The Kansas Association of School Boards (KASB) has proposed limiting the subject matter of school board-teacher negotiations to compensation, fringe benefits, hours, workloads, leaves and holidays. Among issues that would be eliminated are teacher evaluations.
Local board members wanted nothing to do with the changes. Board Vice President Leah Fliter wondered why the Kansas Association of School Boards would do the bidding of a legislature that she said is “actively trying to shut down public education.
“ If they’re naïve enough to think we have to work with a legislature that would really be happy to shut us down and very happy to shut the teachers’ union, we don’t need to have any part of that.”

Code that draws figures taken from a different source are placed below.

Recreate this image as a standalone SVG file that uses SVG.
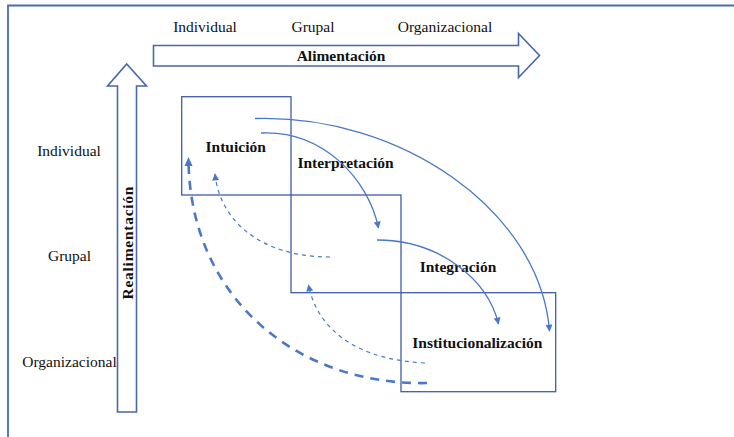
<svg xmlns="http://www.w3.org/2000/svg" width="734" height="437" viewBox="0 0 734 437">
<style>
.lbl{font-family:"Liberation Serif","Times New Roman",serif;font-size:15.5px;fill:#111;}
.b{font-weight:bold;}
.box{fill:none;stroke:#3d5ea8;stroke-width:1.3;}
.bigarrow{fill:#fff;stroke:#4a67aa;stroke-width:1.6;}
.solid{fill:none;stroke:#4a78c8;stroke-width:1.3;}
.dash{fill:none;stroke:#4a78c8;stroke-width:1.2;stroke-dasharray:4 4;}
.dashthick{fill:none;stroke:#4a78c8;stroke-width:2.6;stroke-dasharray:9 7;}
</style>
<defs>
<marker id="ah" viewBox="0 0 10 10" refX="9" refY="5" markerWidth="8" markerHeight="7" markerUnits="userSpaceOnUse" orient="auto">
<path d="M0,0 L10,5 L0,10 Z" fill="#4a78c8"/>
</marker>
</defs>
<rect width="734" height="437" fill="#fff"/>
<g id="frame">
<path d="M8,437 L8,5.5 L734,5.5" fill="none" stroke="#4a6aad" stroke-width="1.8"/>
</g>
<g id="alimentacion">
<path class="bigarrow" d="M153.5,45.5 L518.5,45.5 L518.5,33.5 L539.5,55.5 L518.5,77.5 L518.5,66 L153.5,66 Z"/>
<text class="lbl b" x="341" y="60.5" text-anchor="middle">Alimentación</text>
</g>
<g id="realimentacion">
<path class="bigarrow" d="M117.5,412 L117.5,86 L107.5,86 L126.7,64 L146.5,86 L136.5,86 L136.5,412 Z"/>
<text class="lbl b" transform="translate(132.5,243) rotate(-90)" text-anchor="middle" textLength="113">Realimentación</text>
</g>
<g id="top-levels">
<text class="lbl" x="205" y="31.5" text-anchor="middle">Individual</text>
<text class="lbl" x="313" y="31.5" text-anchor="middle">Grupal</text>
<text class="lbl" x="445" y="31.5" text-anchor="middle">Organizacional</text>
</g>
<g id="left-levels">
<text class="lbl" x="69" y="156" text-anchor="middle">Individual</text>
<text class="lbl" x="69.5" y="261" text-anchor="middle">Grupal</text>
<text class="lbl" x="69.5" y="366.5" text-anchor="middle">Organizacional</text>
</g>
<g id="intuicion">
<rect class="box" x="181.7" y="96.7" width="109.3" height="98.3"/>
<text class="lbl b" x="235.7" y="151.7" text-anchor="middle">Intuición</text>
</g>
<g id="interpretacion">
<rect class="box" x="291" y="195" width="110" height="97.7"/>
<text class="lbl b" x="345.5" y="168.3" text-anchor="middle">Interpretación</text>
</g>
<g id="integracion">
<text class="lbl b" x="458" y="272.3" text-anchor="middle">Integración</text>
</g>
<g id="institucionalizacion">
<rect class="box" x="401" y="292.7" width="154.7" height="99"/>
<text class="lbl b" x="477.3" y="348.3" text-anchor="middle">Institucionalización</text>
</g>
<g id="connectors">
<path class="solid" d="M255,118.5 C400,114 540,210 549.5,331" marker-end="url(#ah)"/>
<path class="solid" d="M261,133 C322,130 368,178 378.5,228" marker-end="url(#ah)"/>
<path class="solid" d="M377,240 C440,240 488,280 498.5,324" marker-end="url(#ah)"/>
<path class="dash" d="M330,257 C262,257 220,222 215,174" marker-end="url(#ah)"/>
<path class="dash" d="M425,363 C360,360 318,332 308.5,285" marker-end="url(#ah)"/>
<path class="dashthick" d="M427,383 C300,386 190,300 188.5,160"/>
<path d="M188.5,157 L184.5,166 L192.5,166 Z" fill="#4a78c8"/>
</g>
</svg>
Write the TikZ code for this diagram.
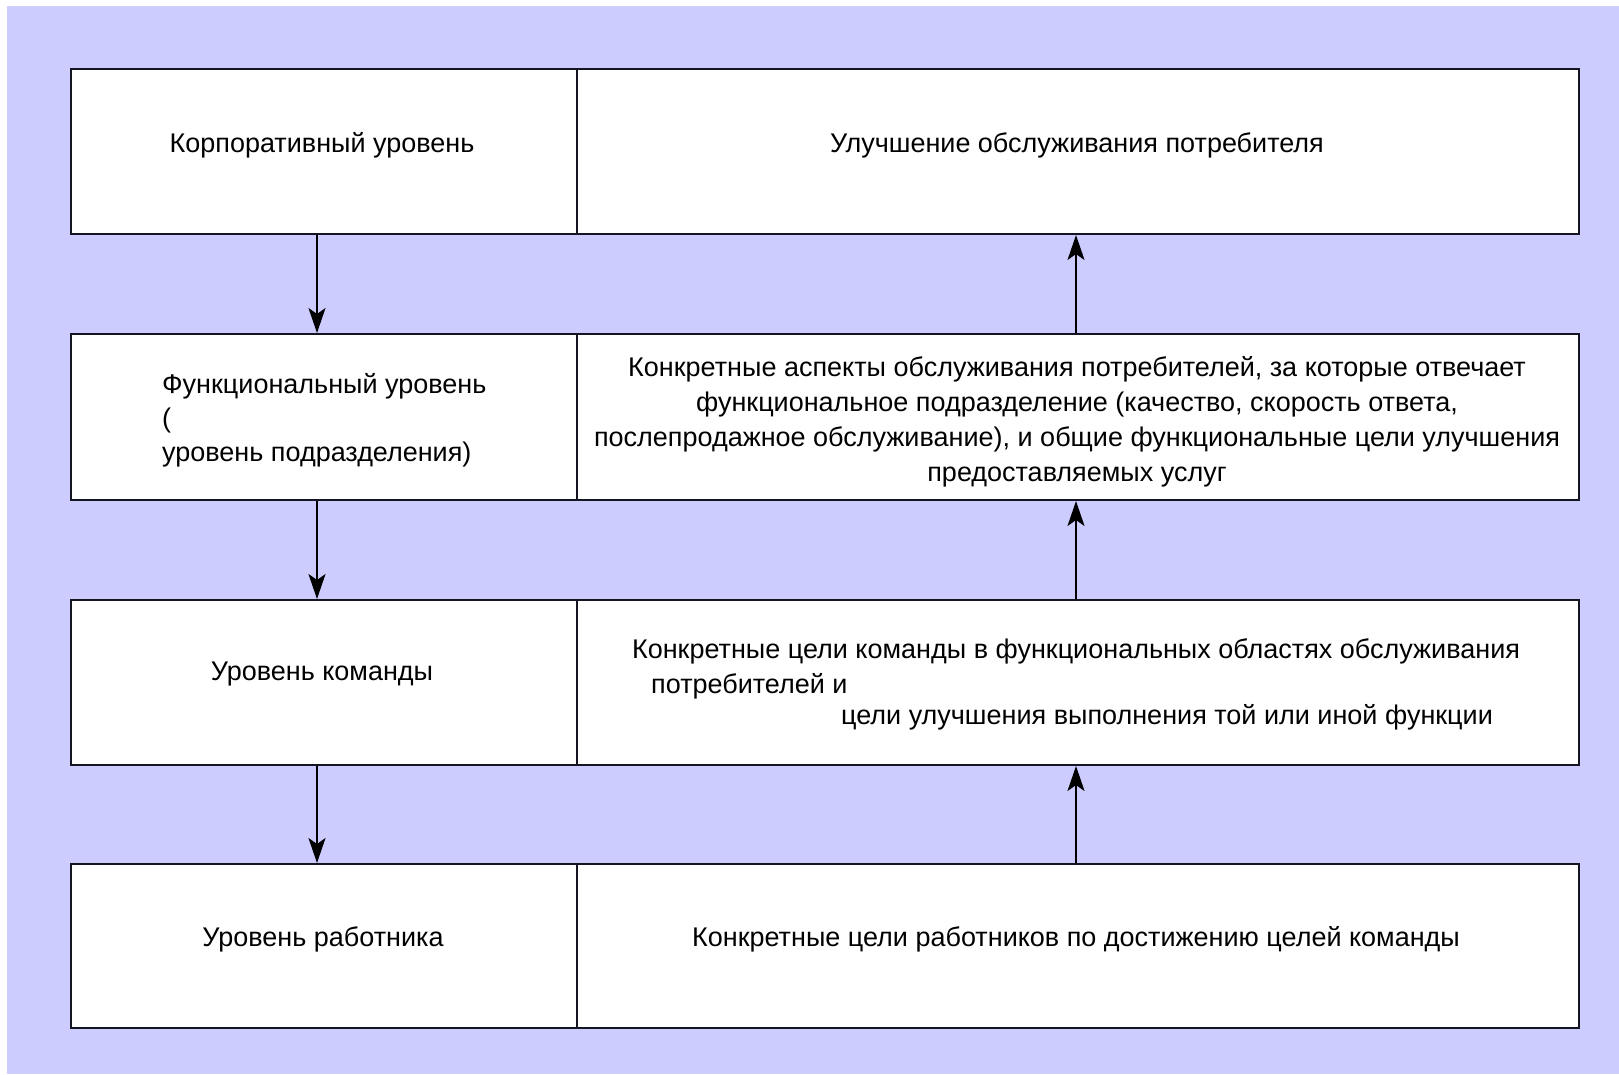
\documentclass[tikz,border=0pt]{standalone}
\usepackage{fontspec}
\setmainfont{Liberation Sans}
\newfontfamily\rightfont{Liberation Sans}
\usetikzlibrary{arrows.meta}
\definecolor{bgblue}{RGB}{204,204,255}
\definecolor{edge}{RGB}{20,20,35}
\begin{document}
\begin{tikzpicture}[x=1pt,y=-1pt,
  cell/.style={draw=edge,line width=2pt,fill=white,inner sep=0pt,anchor=north west},
  lefttext/.style={inner sep=0pt,font=\fontsize{27}{34}\selectfont},
  righttext/.style={inner sep=0pt,font=\rightfont\fontsize{27}{35}\selectfont},
  flow/.style={draw=black,line width=2pt,-{Stealth[length=25pt,width=17pt,inset=6pt]}}]
\useasboundingbox (0,0) rectangle (1619,1074);
\fill[white] (0,0) rectangle (1619,1074);
\fill[bgblue] (7,6) rectangle (1619,1074);
% boxes
\node[cell,minimum width=506pt,minimum height=165pt] (L1) at (70,68) {};
\node[cell,minimum width=1002pt,minimum height=165pt] (R1) at (576,68) {};
\node[cell,minimum width=506pt,minimum height=166pt] (L2) at (70,333) {};
\node[cell,minimum width=1002pt,minimum height=166pt] (R2) at (576,333) {};
\node[cell,minimum width=506pt,minimum height=165pt] (L3) at (70,599) {};
\node[cell,minimum width=1002pt,minimum height=165pt] (R3) at (576,599) {};
\node[cell,minimum width=506pt,minimum height=164pt] (L4) at (70,863) {};
\node[cell,minimum width=1002pt,minimum height=164pt] (R4) at (576,863) {};
% texts
\node[lefttext] (tL1) at (322,145) {Корпоративный уровень};
\node[righttext] (tR1) at (1077,145) {Улучшение обслуживания потребителя};
\node[lefttext,anchor=west,align=left] (tL2) at (162,420) {Функциональный уровень\\(\\уровень подразделения)};
\node[righttext,align=center] (tR2) at (1077,422) {Конкретные аспекты обслуживания потребителей, за которые отвечает\\функциональное подразделение (качество, скорость ответа,\\послепродажное обслуживание), и общие функциональные цели улучшения\\предоставляемых услуг};
\node[lefttext] (tL3) at (322,674) {Уровень команды};
\node[righttext] (tR3a) at (1076,651) {Конкретные цели команды в функциональных областях обслуживания};
\node[righttext,anchor=west] (tR3b) at (651,686) {потребителей и};
\node[righttext,anchor=east] (tR3c) at (1493,717) {цели улучшения выполнения той или иной функции};
\node[lefttext] (tL4) at (323,939.5) {Уровень работника};
\node[righttext] (tR4) at (1076,939.5) {Конкретные цели работников по достижению целей команды};
% arrows
\draw[flow] (L1.south -| 317,0) -- (L2.north -| 317,0);
\draw[flow] (L2.south -| 317,0) -- (L3.north -| 317,0);
\draw[flow] (L3.south -| 317,0) -- (L4.north -| 317,0);
\draw[flow] (R2.north -| 1076,0) -- (R1.south -| 1076,0);
\draw[flow] (R3.north -| 1076,0) -- (R2.south -| 1076,0);
\draw[flow] (R4.north -| 1076,0) -- (R3.south -| 1076,0);
\end{tikzpicture}
\end{document}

Good for her. And good for longtime board member Dave Colburn, who was chosen Wednesday to be the board’s delegate to the Kansas Association of School Boards convention. He said, “We have talked and talked and talked for decades about funding and other issues, and (legislators) have paid zero attention to us. The notion that they need to hear from us in this issue… I can’t come up with words to explain the irony, the hypocrisy and the ludicrousness of that.”
The KASB is expected to take a formal position on the proposed changes during its convention in December.
The issue of limiting negotiations topics, which is certain to surface in the 2014 Legislature, is not a new one. Among related bills lawmakers considered last session was one that would reduce from 30 to five the number of issues teachers could negotiate with boards. Frank Henderson, KASB president, testified for the reduction during a Kansas House committee meeting last March. He said school boards needed the change in order “to be more proactive in managing school districts.”
We don’t know how many or which topics board members and teachers ought to negotiate. But we also don’t think the Legislature ought to be dictating what local boards and teachers can negotiate and what is off limits.
As it happens, the relationship between the Manhattan-Ogden Board of Education and NEA-Manhattan, which negotiates on teachers’ behalf, is generally respectful and amicable.
Understandably, the two sides often don’t see eye to eye and sometimes disagree sharply. But they at least try to resolve differences from a collaborative rather than an adversarial approach. That’s worth preserving.